From: Andrea Arcangeli <aarcange@redhat.com>
To: Andi Kleen <andi@firstfloor.org>
Cc: linux-mm@kvack.org, Marcelo Tosatti <mtosatti@redhat.com>,
Adam Litke <agl@us.ibm.com>, Avi Kivity <avi@redhat.com>,
Izik Eidus <ieidus@redhat.com>,
Hugh Dickins <hugh.dickins@tiscali.co.uk>,
Nick Piggin <npiggin@suse.de>,
Andrew Morton <akpm@linux-foundation.org>
Subject: Re: RFC: Transparent Hugepage support
Date: Thu, 29 Oct 2009 13:54:35 +0100 [thread overview]
Message-ID: <20091029125435.GM9640@random.random> (raw)
In-Reply-To: <20091027193007.GA6043@random.random>
On Tue, Oct 27, 2009 at 08:30:07PM +0100, Andrea Arcangeli wrote:
> generated by mnmap(last4k) I also think I found a minor bug in munmap
> if a partial part of the 2M page is unmapped (currently I'm afraid I'm
Here the incremental fix if somebody is running the patch (this also
frees the page after tlb flush, during development I had to call
put_page to debug something and I forgot to replace it back to
tlb_remove_page ;). In the meantime I'll try to split the patch into
more self contained pieces for easier review (including the kvm patch
to build 3level NPT/EPT).
Then I will continue working on the daemon that will
collapse_huge_page in the madvise(MADV_HUGEPAGE) regions.

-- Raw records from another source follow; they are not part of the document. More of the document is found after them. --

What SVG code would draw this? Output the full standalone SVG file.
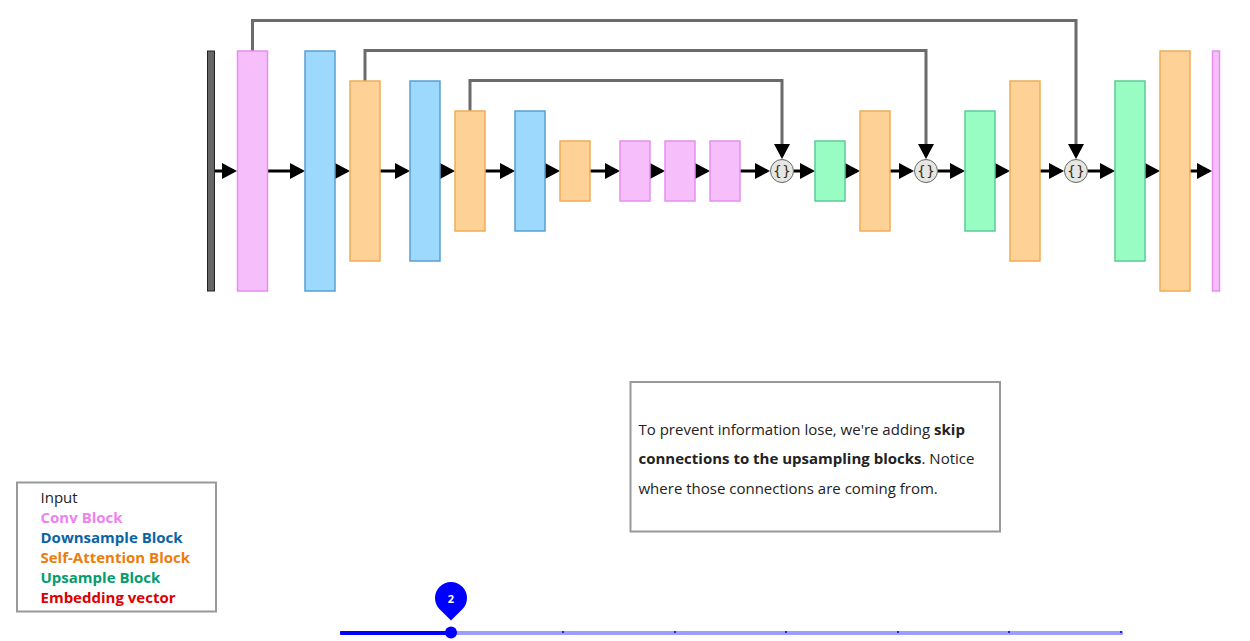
<svg xmlns="http://www.w3.org/2000/svg" width="1250" height="641" viewBox="0 0 1250 641">
<style>
.conv{fill:#f7befc;stroke:#e68ef0;stroke-width:1.5}
.down{fill:#9cd9fd;stroke:#5a9fd1;stroke-width:1.5}
.sa{fill:#fed196;stroke:#f0ad55;stroke-width:1.5}
.up{fill:#98fdc2;stroke:#5ccb98;stroke-width:1.5}
.inp{fill:#666;stroke:#222;stroke-width:1}
.main{stroke:#000;stroke-width:3;fill:none;marker-end:url(#ah)}
.skip{stroke:#6b6b6b;stroke-width:3;fill:none;marker-end:url(#ah)}
.cat{fill:#e6e6e2;stroke:#666;stroke-width:1}
.catt{font-family:"DejaVu Sans",sans-serif;font-size:14px;fill:#3a2a10;text-anchor:middle}
.leg{font-family:"Open Sans","Noto Sans",sans-serif;font-size:15px;font-weight:700}
.note{font-family:"Open Sans","Noto Sans",sans-serif;font-size:15px;fill:#222}
</style>
<defs>
<marker id="ah" markerUnits="userSpaceOnUse" viewBox="0 0 15 16" markerWidth="15" markerHeight="16" refX="12" refY="8" orient="auto">
<path d="M0,0 L15,8 L0,16 Z" fill="#000"/>
</marker>
</defs>
<g id="connectors">
<path class="main" d="M214.5,171 H234"/>
<path class="main" d="M268,171 H302"/>
<path class="main" d="M335,171 H347"/>
<path class="main" d="M380,171 H407"/>
<path class="main" d="M440,171 H452"/>
<path class="main" d="M485,171 H512"/>
<path class="main" d="M545,171 H557"/>
<path class="main" d="M590,171 H617"/>
<path class="main" d="M650,171 H662"/>
<path class="main" d="M695,171 H707"/>
<path class="main" d="M740,171 H767"/>
<path class="main" d="M794,171 H812"/>
<path class="main" d="M845,171 H857"/>
<path class="main" d="M890,171 H911"/>
<path class="main" d="M938,171 H962"/>
<path class="main" d="M995,171 H1007"/>
<path class="main" d="M1040,171 H1061"/>
<path class="main" d="M1088,171 H1112"/>
<path class="main" d="M1145,171 H1157"/>
<path class="main" d="M1190,171 H1209"/>
<path class="skip" d="M252.5,51 V20.5 H1076 V156"/>
<path class="skip" d="M365,81 V50.5 H926 V156"/>
<path class="skip" d="M470,111 V80.5 H782 V156"/>
</g>
<g id="input"><rect class="inp" x="207.5" y="51" width="7" height="240"/></g>
<g id="conv1"><rect class="conv" x="237.5" y="51" width="30" height="240"/></g>
<g id="down1"><rect class="down" x="305" y="51" width="30" height="240"/></g>
<g id="sa1"><rect class="sa" x="350" y="81" width="30" height="180"/></g>
<g id="down2"><rect class="down" x="410" y="81" width="30" height="180"/></g>
<g id="sa2"><rect class="sa" x="455" y="111" width="30" height="120"/></g>
<g id="down3"><rect class="down" x="515" y="111" width="30" height="120"/></g>
<g id="sa3"><rect class="sa" x="560" y="141" width="30" height="60"/></g>
<g id="conv2"><rect class="conv" x="620" y="141" width="30" height="60"/></g>
<g id="conv3"><rect class="conv" x="665" y="141" width="30" height="60"/></g>
<g id="conv4"><rect class="conv" x="710" y="141" width="30" height="60"/></g>
<g id="cat1"><circle class="cat" cx="782" cy="171" r="11.5"/><text class="catt" x="782" y="176">{}</text></g>
<g id="up1"><rect class="up" x="815" y="141" width="30" height="60"/></g>
<g id="sa4"><rect class="sa" x="860" y="111" width="30" height="120"/></g>
<g id="cat2"><circle class="cat" cx="926" cy="171" r="11.5"/><text class="catt" x="926" y="176">{}</text></g>
<g id="up2"><rect class="up" x="965" y="111" width="30" height="120"/></g>
<g id="sa5"><rect class="sa" x="1010" y="81" width="30" height="180"/></g>
<g id="cat3"><circle class="cat" cx="1076" cy="171" r="11.5"/><text class="catt" x="1076" y="176">{}</text></g>
<g id="up3"><rect class="up" x="1115" y="81" width="30" height="180"/></g>
<g id="sa6"><rect class="sa" x="1160" y="51" width="30" height="240"/></g>
<g id="conv5"><rect class="conv" x="1212.5" y="51" width="7" height="240"/></g>
<g id="legend">
<rect x="17" y="482.5" width="199" height="129" fill="#fff" stroke="#999" stroke-width="2"/>
<text class="leg" x="40.5" y="502.5" fill="#222" style="font-weight:500">Input</text>
<text class="leg" x="40.5" y="522.5" fill="#ee82ee">Conv Block</text>
<text class="leg" x="40.5" y="542.5" fill="#0a64a4">Downsample Block</text>
<text class="leg" x="40.5" y="562.5" fill="#ec7d0c">Self-Attention Block</text>
<text class="leg" x="40.5" y="582.5" fill="#049c6c">Upsample Block</text>
<text class="leg" x="40.5" y="602.5" fill="#dd0000">Embedding vector</text>
</g>
<g id="note">
<rect x="630.5" y="382" width="369.5" height="149.5" fill="#fff" stroke="#999" stroke-width="2"/>
<text class="note" x="638.5" y="434.5">To prevent information lose, we're adding <tspan font-weight="700">skip</tspan></text>
<text class="note" x="638.5" y="464"><tspan font-weight="700">connections to the upsampling blocks</tspan>. Notice</text>
<text class="note" x="638.5" y="493.5">where those connections are coming from.</text>
</g>
<g id="slider">
<rect x="340" y="631" width="783" height="4" fill="#9d9dff" rx="1"/>
<rect x="340" y="631" width="111" height="4" fill="#0000ff" rx="1"/>
<g fill="#2020ff">
<rect x="562" y="631" width="2" height="2"/>
<rect x="674" y="631" width="2" height="2"/>
<rect x="785" y="631" width="2" height="2"/>
<rect x="897" y="631" width="2" height="2"/>
<rect x="1008" y="631" width="2" height="2"/>
<rect x="1120" y="631" width="2" height="2"/>
</g>
<circle cx="451" cy="632.5" r="6" fill="#0000ff"/>
<path d="M451,620.6 L439.69,609.31 A16,16 0 1 1 462.31,609.31 Z" fill="#0000ff"/>
<text x="451" y="602.5" font-family="Open Sans,Noto Sans,sans-serif" font-size="11" font-weight="700" fill="#fff" text-anchor="middle">2</text>
</g>
</svg>
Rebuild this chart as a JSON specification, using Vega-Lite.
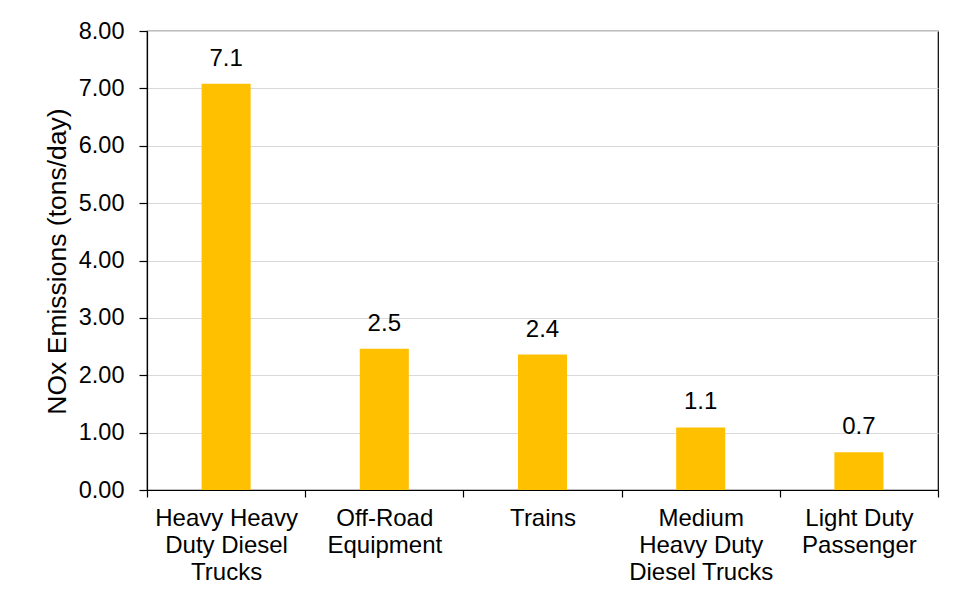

This printed 0 before, now it prints 0xff as with transparent hugepage
disabled.
#include <stdlib.h>
#include <stdio.h>
#include <string.h>
#include <sys/mman.h>
#define SIZE (2*1024*1024)
int main()
{
char *p = malloc(SIZE*2-1);
p = (char *)((unsigned long)(p + SIZE - 1) & ~(SIZE-1));
*p = 0xff;
munmap(p+SIZE-4096, 4096);
printf("%x\n", *(unsigned char *)p);
return 0;
}
Signed-off-by: Andrea Arcangeli <aarcange@redhat.com>
---
diff --git a/include/linux/mm.h b/include/linux/mm.h
--- a/include/linux/mm.h
+++ b/include/linux/mm.h
@@ -850,6 +850,9 @@ extern struct page *follow_trans_huge_pm
unsigned long addr,
pmd_t *pmd,
unsigned int flags);
+extern int zap_pmd_trans_huge(struct mmu_gather *tlb,
+ struct vm_area_struct *vma,
+ pmd_t *pmd);
#ifdef CONFIG_TRANSPARENT_HUGEPAGE
extern int copy_pte_range(struct mm_struct *dst_mm, struct mm_struct *src_mm,
pmd_t *dst_pmd, pmd_t *src_pmd,
diff --git a/mm/Kconfig b/mm/Kconfig
--- a/mm/Kconfig
+++ b/mm/Kconfig
@@ -292,8 +292,9 @@ config NOMMU_INITIAL_TRIM_EXCESS
See Documentation/nommu-mmap.txt for more information.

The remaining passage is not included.